Within hours of the suicide bombing, Israeli soldiers demolished the Jaradat family's home. This is one of Sharon's favorite collective punishments, meted out to the relatives of "terrorists" (not, however, of Jewish terrorists such as Yigal Amir, who assassinated Prime Minister Yitzhak Rabin, or Baruch Goldstein, who massacred 29 Palestinians praying in Hebron's Ibrahimi Mosque). Are these home demolitions an effective deterrent to terrorism? It's hard to decide if a potential bomber pays much attention to that inevitable consequence as he or she straps on the explosives. After all, it is always possible that a Palestinian's family home will be bulldozed because it is too close to a new wall/settlement/road/restricted area or was not issued a building permit.
 
Finally, has Sharon's policy of first ignoring, then isolating, and finally threatening to kill or deport the Palestinians' elected leader Arafat worked?
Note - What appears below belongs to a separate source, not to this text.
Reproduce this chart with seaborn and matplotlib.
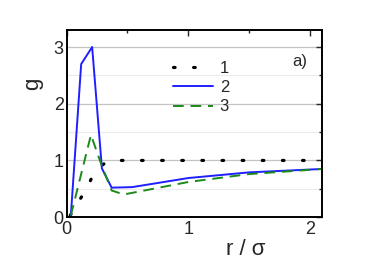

Or has it strengthened the man, already weakened by illness and charges of corruption, and made him a greater potential martyr to the Palestinian cause? Arafat's compound is now guarded by Israeli and international peace activists. Evidently Sharon found it easier, and less likely to cause an international outcry, to bomb Syria than to kill Arafat.
 
"Israel must return to the so-called Green Line—the border before the 1967 Six Day War," advises The Washington Post's Cohen and other American true friends of Israel. "It must dismantle most of the settlements. It must do this because occupation is corrupting and, in the long run, impossible. The more Israel expands or retains settlements, the more it gets stuck in a quagmire where the enemy is everywhere."
 
Ariel Sharon cannot distract Israeli voters and American supporters for much longer. He may bomb and threaten Syria, Lebanon, and even Iran. The Likud government can provoke hopeless Palestinian patriots into committing ever more horrific suicide bombings by killing, bulldozing, and destroying their dream for statehood and a normal life. Israel can continue building its wall to isolate Palestinians and protect illegal Jewish-only settlements. In the end, however, Sharon's policies will cause the eventual demise of the Jewish state.
 
Sooner or later it will dawn on both Israelis and Americans that terrorism can never be defeated by brute military force. When that happens, voters in Israel (as well as in the U.S. and Britain) will demand an end to war. They'll demand a "recall" of their own and cast their votes for a leader who uses words, not bombs, and who promises hope and peace, not more despair.
 
Only a just political agreement can end the tragic cycle of violence—in Israel, Palestine, Afghanistan, Iraq, Cyprus, Kashmir, and other nations wracked by terror.

Delinda C. Hanley, is news editor of the Washington Report on Middle East Affairs.